As companies undertake the challenge of developing, preparing, and analyzing the information (including running the computations) necessary to complete the accounting process under ASC 740, they should consider the following points:

  • Voluntary Disclosures.  SAB 118 addresses financial reporting in the context of issuing a company’s financial statements in periodic reports filed with the Commission.  Although not addressed in SAB 118, we assume that the same reporting standards are available and apply to financial statements included in a company’s earnings release.  Although earnings release financial statements typically do not include the notes that accompany financial statements included in periodic reports, companies should remain mindful of the disclosures called for in SAB 118 and consider the extent to which it is appropriate to include such disclosures in their earnings release.  Among other things, companies may want to specifically identify amounts that are provisional and include a paragraph explaining the extent to which the impact of the Tax Act is or is not reflected in their earnings release financial statements.  In addition, companies should address both positive and negative tax accounting effects of the Tax Act to the extent that they have completed their ASC 740 assessment of such effects or are providing a provisional assessment of those effects.  Companies should also consider discussing when provisions of the Tax Act will start to impact their financial statements, since some provisions of the Tax Act do not become effective until future years.  We expect many companies will include cautionary language that they are continuing to assess the tax accounting effects of the Tax Act or that the effects of Tax Act provisions are still being identified and evaluated.
  • Regulation FD.  The Tax Act’s impact on public companies’ financial reporting will be of great interest to the marketplace and yet often will be difficult to determine.  While some companies may maintain a “quiet period” policy and determine not to address the impact of the Tax Act in advance of their next required periodic report, others may determine to address various aspects of the financial reporting effects of the Tax Act in advance of their earnings releases.  Companies that intend to discuss these issues before issuing their financial results should consider their Regulation FD obligations, as such disclosures may be material since investors may not be able to assess the impact of the Tax Act based on past disclosures.
  • Item 2.02 of Form 8-K.  Item 2.02 of Form 8-K applies to more than just a company’s earnings release, and instead is triggered by any public disclosure of material non-public information regarding a company’s results of operations or financial condition for a completed quarterly or annual fiscal period.  Thus, any disclosures regarding material tax accounting effects of the Tax Act that relate to, but are made after the end of, the fiscal period that includes December 22, 2017 could trigger a required Item 2.02 Form 8-K.  For example, if an executive of a calendar year company publicly comments on material tax accounting effects of the Tax Act during the first week of January 2018, the company may need to furnish such disclosures on a Form 8-K.
  • Non-GAAP Financial Measures.  To the extent that a company has not reflected the impact of the Tax Act in its financial statements (either on a provisional basis or as a result of having completed its assessment of such effect), and instead reports its financial results based on the tax laws as in effect immediately before enactment of the Tax Act, such disclosures continue to qualify as GAAP as a result of SAB 118.  However, to the extent that a company has completed or provisionally provided for its assessment of the tax accounting effects of an aspect of the Tax Act and reflected those effects in its financial statements, but then backs out that impact to address period-over-period comparability, the company should be mindful of the non-GAAP rules.  For example, if a company has accounted for the impact of a provision of the Tax Act in its year-end financial results, but then states what its results would have been “excluding the impact of the Tax Act,” the company is presenting a non-GAAP financial measure that triggers the GAAP/non-GAAP presentation and reconciliation requirements of Regulation G and Regulation S-K Item 10(e).
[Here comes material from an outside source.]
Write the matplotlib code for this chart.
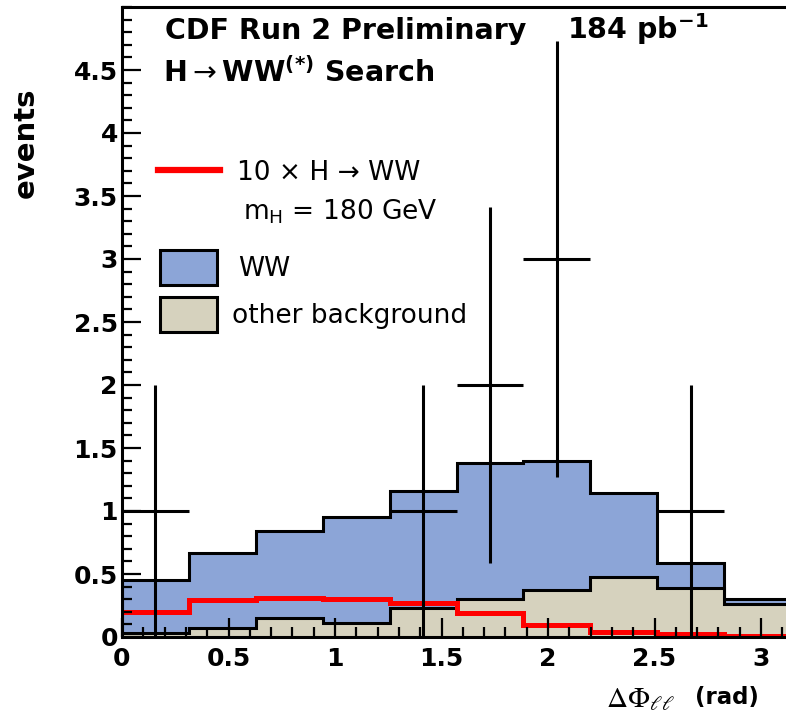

As noted above, the Tax Act will have far-reaching and on-going impacts on the tax accounting and financial statement disclosures of public companies.  The Staff’s guidance reflects a practical and welcome approach to the accounting and disclosure implications of the Tax Act.  As described by Director of the Division of Corporation Finance Bill Hinman, SAB 118 will result in “high-quality information” being presented in companies’ financial statements and financial statement footnotes.  Particularly significant, by eschewing deadlines other than the one-year measurement period, the Staff guidance accommodates the fact that the Tax Act will have significantly different implications for different companies and may require extensive information gathering.
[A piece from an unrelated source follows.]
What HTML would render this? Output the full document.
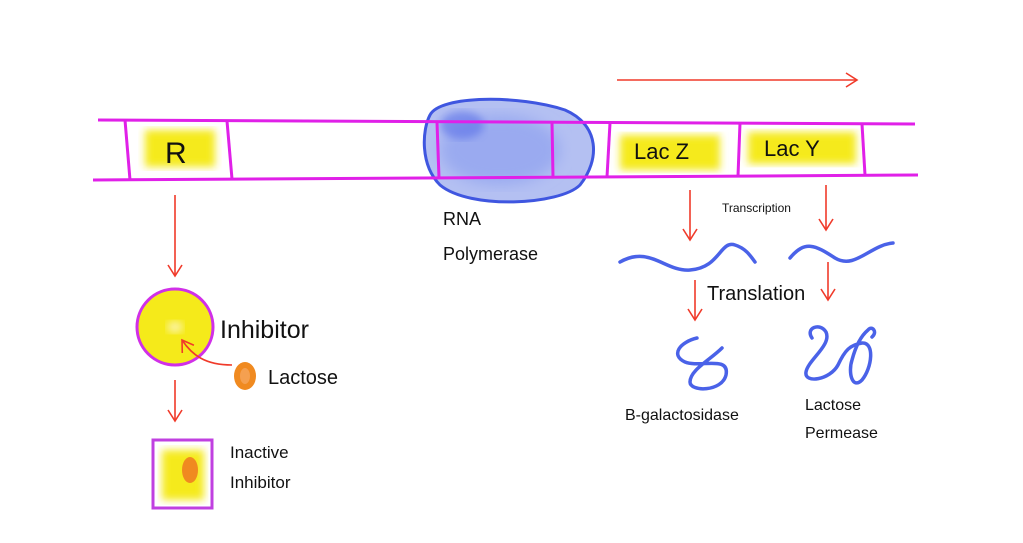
<!DOCTYPE html>
<html><head><style>
body{margin:0;background:#fff}
svg{display:block}
text{font-family:"Liberation Sans",sans-serif;fill:#111}
</style></head><body>
<svg width="1023" height="543" viewBox="0 0 1023 543" xmlns="http://www.w3.org/2000/svg">
<defs>
<filter id="blur"><feGaussianBlur stdDeviation="4"/></filter>
<filter id="blur2"><feGaussianBlur stdDeviation="7"/></filter>
<marker id="ah" markerWidth="16" markerHeight="16" refX="13" refY="8" orient="auto" markerUnits="userSpaceOnUse"><path d="M2,1 L13,8 L2,15" fill="none" stroke="#f03a2a" stroke-width="1.6"/></marker>
</defs>
<rect x="145" y="130" width="70" height="37" fill="#f5ea1a" filter="url(#blur)"/>
<rect x="620" y="135" width="100" height="35" fill="#f5ea1a" filter="url(#blur)"/>
<rect x="748" y="132" width="108" height="32" fill="#f5ea1a" filter="url(#blur)"/>
<path d="M430,115 C440,95 520,95 565,110 C600,125 600,160 580,185 C560,205 470,210 440,185 C420,165 422,130 430,115Z" fill="#b4c0f2"/>
<ellipse cx="500" cy="150" rx="60" ry="35" fill="#9aaaf0" filter="url(#blur2)"/>
<ellipse cx="462" cy="125" rx="22" ry="14" fill="#5a70e8" opacity="0.6" filter="url(#blur)"/>
<path d="M430,115 C440,95 520,95 565,110 C600,125 600,160 580,185 C560,205 470,210 440,185 C420,165 422,130 430,115Z" fill="none" stroke="#3f56e0" stroke-width="3"/>
<g stroke="#e020e8" stroke-width="3" fill="none">
<path d="M98,120 L915,124"/>
<path d="M93,180 L918,175"/>
<path d="M125,120 L130,180"/><path d="M227,121 L232,179"/>
<path d="M437,122 L439,178"/><path d="M552,122 L553,177"/>
<path d="M610,123 L607,177"/><path d="M740,123 L738,176"/><path d="M862,124 L865,175"/>
</g>
<text x="165" y="163" font-size="30">R</text>
<text x="634" y="159" font-size="22">Lac Z</text>
<text x="764" y="156" font-size="22">Lac Y</text>
<text x="443" y="225" font-size="18">RNA</text>
<text x="443" y="260" font-size="18">Polymerase</text>
<circle cx="175" cy="327" r="38" fill="#f5ea1a" stroke="#d030e8" stroke-width="3"/>
<ellipse cx="175" cy="327" rx="8" ry="6" fill="#fbf3a0" filter="url(#blur)"/>
<g stroke="#f03a2a" stroke-width="1.6" fill="none" marker-end="url(#ah)">
<path d="M617,80 L857,80"/>
<path d="M175,195 L175,276"/>
<path d="M175,380 L175,421"/>
<path d="M690,190 L690,240"/>
<path d="M826,185 L826,230"/>
<path d="M695,280 L695,320"/>
<path d="M828,262 L828,300"/>
<path d="M232,365 C205,365 192,355 182,340"/>
</g>
<text x="220" y="338" font-size="25">Inhibitor</text>
<ellipse cx="245" cy="376" rx="11" ry="14" fill="#f08a20"/>
<ellipse cx="245" cy="376" rx="5" ry="8" fill="#f5a050"/>
<text x="268" y="384" font-size="20">Lactose</text>
<rect x="153" y="440" width="59" height="68" fill="#fff" stroke="#c040e0" stroke-width="3"/>
<rect x="162" y="450" width="42" height="50" fill="#f5ea1a" filter="url(#blur)"/>
<ellipse cx="190" cy="470" rx="8" ry="13" fill="#f08a20"/>
<text x="230" y="458" font-size="17">Inactive</text>
<text x="230" y="488" font-size="17">Inhibitor</text>
<text x="722" y="212" font-size="12">Transcription</text>
<g stroke="#4a62e8" stroke-width="3.5" fill="none" stroke-linecap="round" stroke-linejoin="round">
<path d="M620,262 C650,245 665,272 690,270 C720,268 720,240 735,245 C745,248 750,255 755,262"/>
<path d="M790,258 C805,240 815,245 835,258 C855,270 870,245 893,243"/>
<path d="M697,338 C680,342 670,355 685,362 C700,368 730,355 726,375 C722,392 690,392 690,382 C690,370 710,360 722,348"/>
<path d="M812,338 C805,328 820,322 826,332 C832,345 808,360 806,372 C804,384 830,380 838,365 C845,350 850,345 862,343 C875,342 872,368 862,380 C852,390 848,372 852,360 C856,345 862,335 868,330 C872,325 878,332 872,337"/>
</g>
<text x="707" y="300" font-size="20">Translation</text>
<text x="625" y="420" font-size="16">B-galactosidase</text>
<text x="805" y="410" font-size="16">Lactose</text>
<text x="805" y="438" font-size="16">Permease</text>
</svg>
</body></html>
Many Tax Act accounting and disclosure issues remain to be addressed over the coming months during companies’ measurement periods, some of which may require guidance or consultations with regulators such as the Commission and the Treasury/Internal Revenue Service.  For example, the Staff’s guidance does not expressly address the implications of filing a new Securities Act registration statement or conducting an offering off of an already effective registration statement during a company’s measurement period.  The Commission’s press release notes that the Staff encourages publicly traded companies, auditors, and others to consult with the Staff for interpretative assistance.  In addition, Gibson, Dunn & Crutcher’s lawyers are available to assist in addressing any questions you may have about these developments.  To learn more about these issues, please contact the Gibson Dunn lawyer with whom you usually work, or any of the lawyers in the firm’s Securities Regulation and Corporate Governance practice group.


[1]        The official title of the Tax Act is “An Act to provide for reconciliation pursuant to titles II and V of the concurrent resolution on the budget for fiscal year 2018.”  Prior to an amendment, the Tax Act was originally titled the “Tax Cuts and Jobs Act.”

[2]        Ironically, the statement was not a statement by the Commission because separately, on December 22, 2017, the Senate confirmed Hester Peirce and Robert Jackson as commissioners, marking the first time that the SEC has had five commissioners since 2015.

[3]        As noted in SAB 118, ASC 740 addresses the recognition of taxes payable or refundable for the current year and the recognition of deferred tax liabilities and deferred tax assets for the future tax consequences of events that have been recognized in an entity’s financial statements or tax returns.  As particularly relevant with respect to the Tax Act, ASC 740 also addresses adjusting (or re-measuring) deferred tax liabilities and deferred tax assets, as well as evaluating whether a valuation allowance is needed for deferred tax assets, and other income tax accounting effects of a change in tax laws or tax rates.

[4]        Provisional amounts or adjustments included in an entity’s financial statements during the measurement period should be included in income from continuing operations as either an adjustment to tax expense or benefit in the reporting period the amounts are determined.

[5]        That is, for any fiscal period in which the company’s assessment under ASC 740 of the income tax effect of the Tax Act on its financial statements is not complete.